Visitors flocked to see his famously controversial works such as a tiger shark suspended in formaldehyde, a windowless room swarming with live butterflies and a diamond-­encrusted human skull.

Now, it is our turn. On Wednesday night, 27 years of Hirst’s artistic career will be unveiled to the public in Qatar Museum Authority’s (QMA) newest exhibition space Al Riwaq Doha.

The shark, whose proper title is The Physical Impossibility of Death in the Mind of Someone Living, was shipped separately from its tank, which was refilled with locally sourced formaldehyde upon arrival and the butterflies also arrived safely, their environment carefully recreated a thousand miles from home.

The show is titled Relics because it brings together elements from as far back as the artist’s time at Goldsmith’s College at the University of London right up until the present day. It also bears this name because the majority of Hirst’s work deals with the uncomfortable subject of death. He deliberately juxtaposes symbols of life with morbid realities to force us to question our own mortality.

The show in London was sponsored by QMA and at the time, the chairperson, Sheikha Al Mayassa bint Hamad Al Thani, said that Hirst’s work represented a defining moment in British art and that the exhibition underlined their “mission of building bridges of hope, understanding and ­friendship”.

It was always part of the plan to bring the art back home. People in the Middle East are yet to become familiar with Hirst’s extravagant style and influential pieces.

“Damien Hirst is widely regarded as one of the world’s most successful contemporary artists and this exhibition showcases QMA’s commitment to showcasing art from around the world and sharing it with the people of Qatar,” says Jean Paul Engelen, the director of public art programmes, adding that the entire team is “thrilled” to present it.

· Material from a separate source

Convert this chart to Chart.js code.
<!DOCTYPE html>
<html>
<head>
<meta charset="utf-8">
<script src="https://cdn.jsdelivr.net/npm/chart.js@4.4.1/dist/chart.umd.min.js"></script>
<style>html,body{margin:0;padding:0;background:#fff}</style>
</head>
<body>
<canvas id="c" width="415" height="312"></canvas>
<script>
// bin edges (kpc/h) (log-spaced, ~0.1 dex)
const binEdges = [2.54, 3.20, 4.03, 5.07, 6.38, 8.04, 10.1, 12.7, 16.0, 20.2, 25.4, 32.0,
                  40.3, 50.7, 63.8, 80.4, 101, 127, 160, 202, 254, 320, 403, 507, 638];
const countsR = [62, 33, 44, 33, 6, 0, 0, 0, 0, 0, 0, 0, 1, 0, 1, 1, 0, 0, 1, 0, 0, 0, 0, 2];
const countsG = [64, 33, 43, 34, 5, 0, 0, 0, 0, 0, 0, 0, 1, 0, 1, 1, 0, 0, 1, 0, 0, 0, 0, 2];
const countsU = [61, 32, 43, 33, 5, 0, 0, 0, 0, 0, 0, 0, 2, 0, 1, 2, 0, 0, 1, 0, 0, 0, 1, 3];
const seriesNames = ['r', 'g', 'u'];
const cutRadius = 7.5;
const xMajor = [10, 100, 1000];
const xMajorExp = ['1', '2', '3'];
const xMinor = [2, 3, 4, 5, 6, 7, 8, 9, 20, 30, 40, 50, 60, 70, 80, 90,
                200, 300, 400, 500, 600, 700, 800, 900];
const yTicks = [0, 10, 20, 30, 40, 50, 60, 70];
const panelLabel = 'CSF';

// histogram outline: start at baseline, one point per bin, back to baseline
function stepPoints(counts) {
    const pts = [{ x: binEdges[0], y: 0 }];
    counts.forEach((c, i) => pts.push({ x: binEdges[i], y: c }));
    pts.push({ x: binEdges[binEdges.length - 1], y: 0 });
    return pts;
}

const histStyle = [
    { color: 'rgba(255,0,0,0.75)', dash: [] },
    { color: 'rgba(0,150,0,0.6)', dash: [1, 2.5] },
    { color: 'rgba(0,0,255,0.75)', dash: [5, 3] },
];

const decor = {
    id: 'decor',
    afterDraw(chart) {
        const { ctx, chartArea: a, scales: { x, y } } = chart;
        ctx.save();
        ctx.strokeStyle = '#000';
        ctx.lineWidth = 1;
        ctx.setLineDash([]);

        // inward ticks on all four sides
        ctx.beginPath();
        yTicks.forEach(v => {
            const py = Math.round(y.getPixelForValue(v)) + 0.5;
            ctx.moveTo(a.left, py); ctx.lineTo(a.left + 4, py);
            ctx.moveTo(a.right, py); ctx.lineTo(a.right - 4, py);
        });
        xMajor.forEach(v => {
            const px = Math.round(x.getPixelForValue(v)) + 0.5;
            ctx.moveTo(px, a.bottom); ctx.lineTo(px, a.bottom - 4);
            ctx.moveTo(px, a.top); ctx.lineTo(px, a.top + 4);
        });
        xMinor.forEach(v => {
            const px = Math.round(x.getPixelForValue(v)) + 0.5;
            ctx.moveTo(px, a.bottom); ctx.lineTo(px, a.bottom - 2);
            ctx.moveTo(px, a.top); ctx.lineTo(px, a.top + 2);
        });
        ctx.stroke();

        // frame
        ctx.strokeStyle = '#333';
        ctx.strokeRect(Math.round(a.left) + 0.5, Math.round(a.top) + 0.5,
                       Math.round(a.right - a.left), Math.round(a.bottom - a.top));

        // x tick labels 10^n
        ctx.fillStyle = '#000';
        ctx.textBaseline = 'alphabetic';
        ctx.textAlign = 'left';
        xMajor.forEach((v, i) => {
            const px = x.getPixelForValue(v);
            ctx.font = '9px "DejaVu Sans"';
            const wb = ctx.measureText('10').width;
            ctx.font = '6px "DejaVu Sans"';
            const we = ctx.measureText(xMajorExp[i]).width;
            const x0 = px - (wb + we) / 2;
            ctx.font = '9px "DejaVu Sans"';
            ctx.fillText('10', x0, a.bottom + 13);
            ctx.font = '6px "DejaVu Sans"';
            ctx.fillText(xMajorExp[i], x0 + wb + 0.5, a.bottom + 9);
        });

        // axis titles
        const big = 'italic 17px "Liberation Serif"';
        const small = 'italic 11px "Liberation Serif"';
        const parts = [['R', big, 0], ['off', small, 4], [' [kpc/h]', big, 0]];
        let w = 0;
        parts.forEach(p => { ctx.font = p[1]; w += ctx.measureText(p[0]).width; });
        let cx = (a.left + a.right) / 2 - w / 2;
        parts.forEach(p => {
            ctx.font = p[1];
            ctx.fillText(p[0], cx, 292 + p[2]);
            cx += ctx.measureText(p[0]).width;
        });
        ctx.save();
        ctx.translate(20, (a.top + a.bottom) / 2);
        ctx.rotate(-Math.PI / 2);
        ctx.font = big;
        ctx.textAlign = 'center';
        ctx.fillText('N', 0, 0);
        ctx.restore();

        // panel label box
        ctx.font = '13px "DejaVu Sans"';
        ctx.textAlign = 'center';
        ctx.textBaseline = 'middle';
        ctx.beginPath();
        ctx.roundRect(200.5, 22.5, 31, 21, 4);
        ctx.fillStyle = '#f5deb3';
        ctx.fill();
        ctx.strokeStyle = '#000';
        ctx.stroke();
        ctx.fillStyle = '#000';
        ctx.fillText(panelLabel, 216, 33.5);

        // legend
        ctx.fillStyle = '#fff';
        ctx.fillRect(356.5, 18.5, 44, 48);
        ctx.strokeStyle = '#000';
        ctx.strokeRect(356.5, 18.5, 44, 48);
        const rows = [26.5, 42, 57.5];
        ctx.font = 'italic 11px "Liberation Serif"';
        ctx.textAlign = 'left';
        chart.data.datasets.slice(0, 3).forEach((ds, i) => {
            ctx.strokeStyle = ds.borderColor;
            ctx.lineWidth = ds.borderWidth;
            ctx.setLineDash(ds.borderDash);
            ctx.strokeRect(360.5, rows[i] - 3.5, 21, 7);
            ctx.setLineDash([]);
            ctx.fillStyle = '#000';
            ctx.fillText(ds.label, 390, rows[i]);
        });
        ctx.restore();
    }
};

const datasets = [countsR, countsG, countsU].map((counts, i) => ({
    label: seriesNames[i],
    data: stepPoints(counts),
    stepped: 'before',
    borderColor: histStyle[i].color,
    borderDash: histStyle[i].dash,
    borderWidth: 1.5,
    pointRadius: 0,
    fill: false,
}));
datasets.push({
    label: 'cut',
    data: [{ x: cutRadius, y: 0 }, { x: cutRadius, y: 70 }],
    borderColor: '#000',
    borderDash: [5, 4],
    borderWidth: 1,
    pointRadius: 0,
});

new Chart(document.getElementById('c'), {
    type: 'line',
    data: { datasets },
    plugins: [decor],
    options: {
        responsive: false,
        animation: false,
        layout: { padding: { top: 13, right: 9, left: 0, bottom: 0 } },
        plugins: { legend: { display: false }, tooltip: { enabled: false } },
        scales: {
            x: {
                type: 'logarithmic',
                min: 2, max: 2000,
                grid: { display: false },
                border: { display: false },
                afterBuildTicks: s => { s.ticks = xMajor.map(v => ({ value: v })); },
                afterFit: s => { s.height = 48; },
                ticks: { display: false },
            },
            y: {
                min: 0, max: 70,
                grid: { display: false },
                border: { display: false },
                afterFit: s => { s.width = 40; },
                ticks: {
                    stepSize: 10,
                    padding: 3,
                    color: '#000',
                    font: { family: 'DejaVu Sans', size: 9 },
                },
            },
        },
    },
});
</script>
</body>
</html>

To highlight its importance, QMA has also decided to take the show beyond the walls of the gallery. There will be a light-box of a shark tank driving around Doha to show the public the grandeur of the artist’s work and the outer walls of the Al Riwaq space have been entirely covered in Hirst’s famous spots.

Francesco Bonami, the Italian curator who was a former curator of the Venice Biennale in 2003 and who is based in New York, says that the exhibition shows work that encompasses Hirst’s entire artistic oeuvre. Sourcing work from both private and public collections, he has been working on the show for more than a year and sees it as “introducing a new language of contemporary art” to Qatar and beyond.

Also in the show is the series Lullaby Spring, a set of four stainless-steel cabinets filled with thousands of pills that are an allegory for the seasons. Although you can’t stop the decay and the inevitability of death, these polished cabinets suggest you can. In 2007, Hirst gained the European record for the most expensive work of art by a living artist when he sold one of these three-metre-wide cabinets containing 6,136 pills for US$19.2 million (Dh70m) to Sheikh Hamad bin Khalifa Al Thani, the Emir of Qatar. Although it is not clear if this work will be on display, part of the series will be – it is one of Hirst’s seminal works.

Relics is part of Qatar UK 2013 Year of Culture, which is intended to celebrate the deep-rooted bilateral relations between Qatar and the UK. It aims not only to promote each other’s culture and forge new partnerships in education and research, but also to provide a platform on which to build new long-term relationships between institutions and communities.

As Hirst has a fortune of more than US$1 billion (Dh3.67bn), making him the world’s richest living artist, and Qatar is the world’s richest country, then what is a more apt symbol to enjoin them than a diamond-­encrusted skull that underlines both our humanity, mortality and fixation on material gains? It should certainly be a show to ­remember.